Plus, there are more beneficial things

we can do with the land.

For example, research into the US food system

found that reconfiguring cropland

from animal feed to entirely human edible crops

particularly ones that promote positive health outcomes,

such as fruits, vegetables and pulses

would feed an additional 350 million people

compared to what the same area of land produces

in the current US food system."

To put that into perspective,

there are around 330 million people in the US,

meaning another nation the size of the US

could be fed with just the cropland

that is used to currently feed animals there.

Furthermore, in the UK

just one third of the cropland currently used

to grow animal feeds could provide 62 million adults

there five servings of fruits and vegetables a day all year

which incidentally is almost the entire UK population.

Plus, if the world shifted to a plant-based diet

we could feed every mouth on the planet

and global farmland could also be reduced by more than 75%

which when put into perspective

is the equivalent size of China, Australia the US

and the entire European Union combined,

no longer being needed for agriculture.

We could reforest and restore this land,

bringing back lost habitats

and reversing the decimation of the world's biodiversity.

It is also estimated that by returning animal farms

to natural vegetation,

we could remove the equivalent of 8.1 billion metric tons

of carbon dioxide from the atmosphere each year.

This is about 15%

of the world's total greenhouse gas emissions.

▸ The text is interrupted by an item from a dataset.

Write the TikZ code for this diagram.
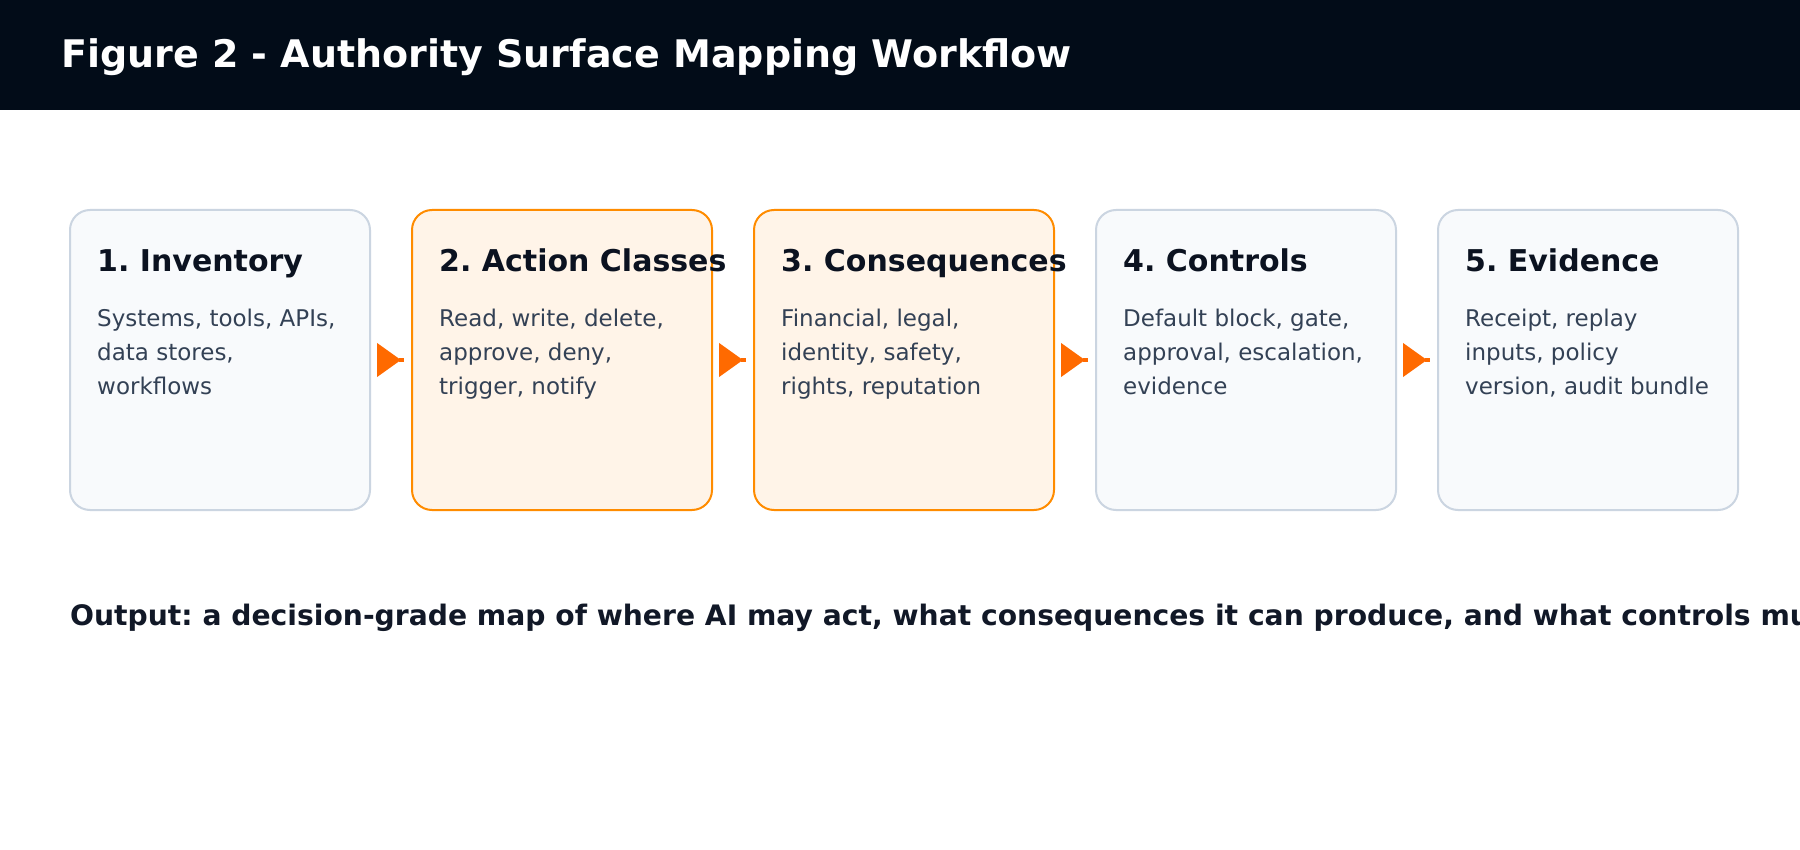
\documentclass[tikz,border=0pt]{standalone}
\usepackage{fontspec}
\setmainfont{DejaVu Sans}
\usetikzlibrary{positioning, calc, arrows.meta}
\frenchspacing

\definecolor{headerbg}{HTML}{020C18}
\definecolor{greyfill}{HTML}{F8FAFC}
\definecolor{greyline}{HTML}{CBD5E1}
\definecolor{orangefill}{HTML}{FFF4E8}
\definecolor{orangeline}{HTML}{FF8C00}
\definecolor{arrowcol}{HTML}{FF6A00}
\definecolor{titletext}{HTML}{0B1220}
\definecolor{bodytext}{HTML}{334155}
\definecolor{outtext}{HTML}{111827}

\tikzset{
    stagebox/.style={rounded corners=20pt, line width=2pt, minimum width=300pt, minimum height=300pt, inner sep=0pt},
    greybox/.style={stagebox, fill=greyfill, draw=greyline},
    orangebox/.style={stagebox, fill=orangefill, draw=orangeline},
    stagetitle/.style={anchor=base west, inner sep=0pt, text=titletext, font=\fontsize{30}{36}\selectfont\bfseries},
    stagebody/.style={anchor=base west, inner sep=0pt, text=bodytext, align=left, font=\fontsize{23}{34.4}\selectfont},
    flowarrow/.style={draw=arrowcol, line width=4.5pt, -{Triangle[length=24pt,width=33pt]}, shorten >=3pt},
    flowstub/.style={draw=arrowcol, line width=4.5pt}
}

\begin{document}
\begin{tikzpicture}[x=1pt, y=-1pt]
    \clip (0,0) rectangle (1800,850);
    \fill[white] (0,0) rectangle (1800,850);

    % Header bar
    \node (Header) at (900,55) [fill=headerbg, minimum width=1800pt, minimum height=110pt, inner sep=0pt]{};
    \node (HeaderTitle) at (61,68) [anchor=base west, inner sep=0pt, text=white, font=\fontsize{38}{45}\selectfont\bfseries]{Figure 2 - Authority Surface Mapping Workflow};

    % Inventory (base of the body text = its last line)
    \node (Inventory) at (220,360) [greybox]{};
    \node (Inventory-Title) at ($(Inventory.north west)+(28,63)$) [stagetitle]{1. Inventory};
    \node (Inventory-Text) at ($(Inventory.north west)+(28,186)$) [stagebody]{Systems, tools, APIs,\\data stores,\\workflows};

    % Action classes
    \node (ActionClasses) at (562,360) [orangebox]{};
    \node (ActionClasses-Title) at ($(ActionClasses.north west)+(28,63)$) [stagetitle]{2. Action Classes};
    \node (ActionClasses-Text) at ($(ActionClasses.north west)+(28,186)$) [stagebody]{Read, write, delete,\\approve, deny,\\trigger, notify};

    % Consequences
    \node (Consequences) at (904,360) [orangebox]{};
    \node (Consequences-Title) at ($(Consequences.north west)+(28,63)$) [stagetitle]{3. Consequences};
    \node (Consequences-Text) at ($(Consequences.north west)+(28,186)$) [stagebody]{Financial, legal,\\identity, safety,\\rights, reputation};

    % Controls
    \node (Controls) at (1246,360) [greybox]{};
    \node (Controls-Title) at ($(Controls.north west)+(28,63)$) [stagetitle]{4. Controls};
    \node (Controls-Text) at ($(Controls.north west)+(28,186)$) [stagebody]{Default block, gate,\\approval, escalation,\\evidence};

    % Evidence
    \node (Evidence) at (1588,360) [greybox]{};
    \node (Evidence-Title) at ($(Evidence.north west)+(28,63)$) [stagetitle]{5. Evidence};
    \node (Evidence-Text) at ($(Evidence.north west)+(28,186)$) [stagebody]{Receipt, replay\\inputs, policy\\version, audit bundle};

    %%%%%%%%%%%%%%%%%%%
    % Arrows between stages
    \draw[flowarrow] ($(Inventory.east)+(8,0)$) -- ($(ActionClasses.west)+(-7,0)$);
    \draw[flowstub] ($(ActionClasses.west)+(-12,0)$) -- ($(ActionClasses.west)+(-7,0)$);
    \draw[flowarrow] ($(ActionClasses.east)+(8,0)$) -- ($(Consequences.west)+(-7,0)$);
    \draw[flowstub] ($(Consequences.west)+(-12,0)$) -- ($(Consequences.west)+(-7,0)$);
    \draw[flowarrow] ($(Consequences.east)+(8,0)$) -- ($(Controls.west)+(-7,0)$);
    \draw[flowstub] ($(Controls.west)+(-12,0)$) -- ($(Controls.west)+(-7,0)$);
    \draw[flowarrow] ($(Controls.east)+(8,0)$) -- ($(Evidence.west)+(-7,0)$);
    \draw[flowstub] ($(Evidence.west)+(-12,0)$) -- ($(Evidence.west)+(-7,0)$);

    %%%%%%%%%%%%%%%%%%%
    % Output note
    \node (OutputNote) at (70,625) [anchor=base west, inner sep=0pt, text=outtext, font=\fontsize{28.2}{34}\selectfont\bfseries]{Output: a decision-grade map of where AI may act, what consequences it can produce, and what controls must};
\end{tikzpicture}
\end{document}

So not only would a plant-based diet reduce

total annual emissions by around 13%,

but it would also allow us to sequester a further 15%

of total annual carbon emissions on top of that.

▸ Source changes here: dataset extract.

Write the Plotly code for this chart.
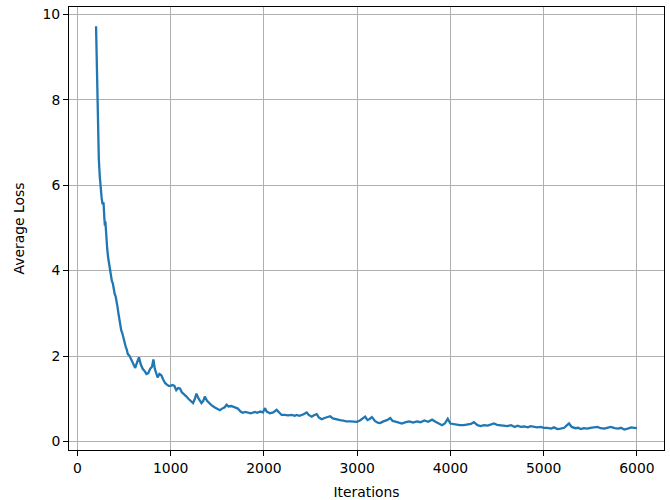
import plotly.graph_objects as go

iterations = [
    200, 210, 220, 230, 240, 250, 260, 270, 280, 290, 295, 300, 310, 320, 330, 340, 350, 360, 370, 380,
    390, 400, 410, 420, 430, 440, 450, 460, 470, 480, 490, 500, 510, 520, 530, 540, 560, 580, 600, 620,
    640, 660, 680, 700, 720, 740, 760, 780, 800, 815, 830, 850, 860, 880, 900, 920, 940, 960, 980, 1000,
    1020, 1040, 1060, 1080, 1100, 1120, 1150, 1170, 1190, 1210, 1240, 1260, 1276, 1300, 1330, 1350, 1366, 1390, 1410, 1437,
    1470, 1500, 1527, 1560, 1580, 1600, 1620, 1650, 1688, 1720, 1750, 1774, 1800, 1830, 1860, 1903, 1930, 1960, 1990, 2010,
    2030, 2065, 2100, 2136, 2160, 2190, 2220, 2260, 2300, 2330, 2351, 2380, 2420, 2459, 2480, 2513, 2540, 2566, 2590, 2620,
    2650, 2680, 2710, 2740, 2770, 2817, 2850, 2880, 2925, 2960, 2996, 3030, 3060, 3086, 3110, 3130, 3158, 3190, 3220, 3247,
    3280, 3320, 3355, 3380, 3420, 3450, 3480, 3520, 3560, 3600, 3642, 3680, 3720, 3760, 3803, 3840, 3880, 3910, 3940, 3971,
    4000, 4036, 4070, 4100, 4143, 4180, 4220, 4251, 4290, 4323, 4360, 4400, 4430, 4466, 4500, 4540, 4570, 4609, 4650, 4690,
    4720, 4753, 4790, 4830, 4860, 4896, 4930, 4970, 5000, 5039, 5080, 5110, 5147, 5180, 5220, 5250, 5272, 5300, 5340, 5370,
    5398, 5430, 5470, 5500, 5540, 5577, 5610, 5650, 5680, 5720, 5760, 5800, 5828, 5864, 5900, 5940, 5970, 6000,
]
avg_loss = [
    9.72, 8.6, 7.5, 6.6, 6.2, 5.85, 5.7, 5.55, 5.6, 5.2, 5.05, 5.15, 4.75, 4.5, 4.3, 4.15, 4.0, 3.9, 3.75, 3.7,
    3.55, 3.45, 3.4, 3.3, 3.15, 3.0, 2.85, 2.7, 2.6, 2.55, 2.45, 2.35, 2.25, 2.2, 2.15, 2.05, 2.0, 1.9, 1.8, 1.72,
    1.85, 1.97, 1.8, 1.7, 1.65, 1.58, 1.6, 1.7, 1.75, 1.92, 1.7, 1.55, 1.5, 1.58, 1.55, 1.45, 1.37, 1.33, 1.3, 1.3,
    1.32, 1.3, 1.2, 1.25, 1.24, 1.15, 1.1, 1.05, 1.0, 0.95, 0.9, 1.0, 1.12, 1.0, 0.9, 0.95, 1.05, 0.95, 0.9, 0.85,
    0.8, 0.77, 0.73, 0.78, 0.8, 0.86, 0.82, 0.83, 0.8, 0.77, 0.7, 0.67, 0.69, 0.68, 0.66, 0.69, 0.67, 0.7, 0.68, 0.78,
    0.7, 0.66, 0.68, 0.74, 0.68, 0.62, 0.62, 0.61, 0.62, 0.6, 0.62, 0.6, 0.63, 0.68, 0.62, 0.58, 0.62, 0.64, 0.56, 0.52,
    0.55, 0.57, 0.59, 0.54, 0.52, 0.5, 0.49, 0.47, 0.47, 0.46, 0.46, 0.49, 0.53, 0.58, 0.5, 0.52, 0.57, 0.48, 0.44, 0.43,
    0.47, 0.5, 0.55, 0.48, 0.46, 0.44, 0.42, 0.45, 0.47, 0.44, 0.47, 0.45, 0.49, 0.46, 0.51, 0.46, 0.41, 0.38, 0.42, 0.53,
    0.42, 0.4, 0.39, 0.38, 0.38, 0.4, 0.41, 0.45, 0.38, 0.36, 0.38, 0.37, 0.4, 0.42, 0.39, 0.38, 0.37, 0.36, 0.38, 0.34,
    0.37, 0.34, 0.35, 0.33, 0.36, 0.34, 0.33, 0.34, 0.32, 0.32, 0.3, 0.33, 0.29, 0.3, 0.32, 0.38, 0.42, 0.34, 0.31, 0.32,
    0.29, 0.31, 0.3, 0.32, 0.33, 0.34, 0.31, 0.3, 0.32, 0.34, 0.31, 0.3, 0.32, 0.28, 0.3, 0.33, 0.32, 0.31,
]

x_ticks = [0, 1000, 2000, 3000, 4000, 5000, 6000]
y_ticks = [0, 2, 4, 6, 8, 10]

font = dict(family="DejaVu Sans", size=13.9, color="#000000")

fig = go.Figure()
fig.add_trace(go.Scatter(
    x=iterations, y=avg_loss, mode="lines",
    line=dict(color="#1f77b4", width=2.3),
    showlegend=False,
))

axis_common = dict(
    showgrid=True, gridcolor="#b0b0b0", gridwidth=1,
    showline=True, linecolor="#000000", linewidth=1, mirror=True,
    ticks="outside", ticklen=5, tickwidth=1, tickcolor="#000000",
    zeroline=False, tickfont=font, automargin=False,
)

fig.update_layout(
    width=670, height=500,
    margin=dict(l=69, r=6, t=7, b=50),
    paper_bgcolor="white", plot_bgcolor="white",
    font=font,
    xaxis=dict(range=[-90, 6290], tickvals=x_ticks, ticktext=[str(v) for v in x_ticks],
               title=dict(text="Iterations", font=font, standoff=12), **axis_common),
    yaxis=dict(range=[-0.2, 10.17], tickvals=y_ticks, ticktext=[str(v) for v in y_ticks],
               title=dict(text="Average Loss", font=font, standoff=14), **axis_common),
)

fig.write_html("out.html", config={"displayModeBar": False},
               post_script="document.body.style.margin='0';document.body.style.overflow='hidden';")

Switching to a plant-based diet

would also mean reducing soil acidification

and eutrophication which is the process

that creates algae blooms and dead zones by 50%.

And all of the issues related to animal farming

have come from a planet

with just under 8 billion people on it.

Within the next 30 years,

our population is expected to increase to 10 billion people.

However, global trends as they are now

are showing the animal product consumption is increasing

regardless of the growing population.

This means that by 2050, the overall demand

for animal based foods will be 70% higher

than it is currently.

And specifically ruminant meat will be 88% higher.

This means that an additional 593 million hectors

of land will be needed.

Which is the equivalent size of two Indias.

Something clearly has to change and change quickly.

How much more rainforest needs to be cut down

or set on fire?

Do major cities and entire islands

need to be submerged underwater?

How much more habitat needs to be destroyed

and how many more species need to go extinct?

How many more people need to suffer

from food and water scarcity

and how many more climate refugees does there need to be

before we realize that we need to change our food system?

And don't just take it from me, the lead author

of the largest and most comprehensive analysis

ever conducted analyzing

the impact that food and agriculture

has on the environment stated that a vegan diet

is probably the single biggest way

to reduce your impact on planet earth.

It's been 11 years since the UN told us

that we need to shift to a plant-based diet.

We don't have another decade to spare.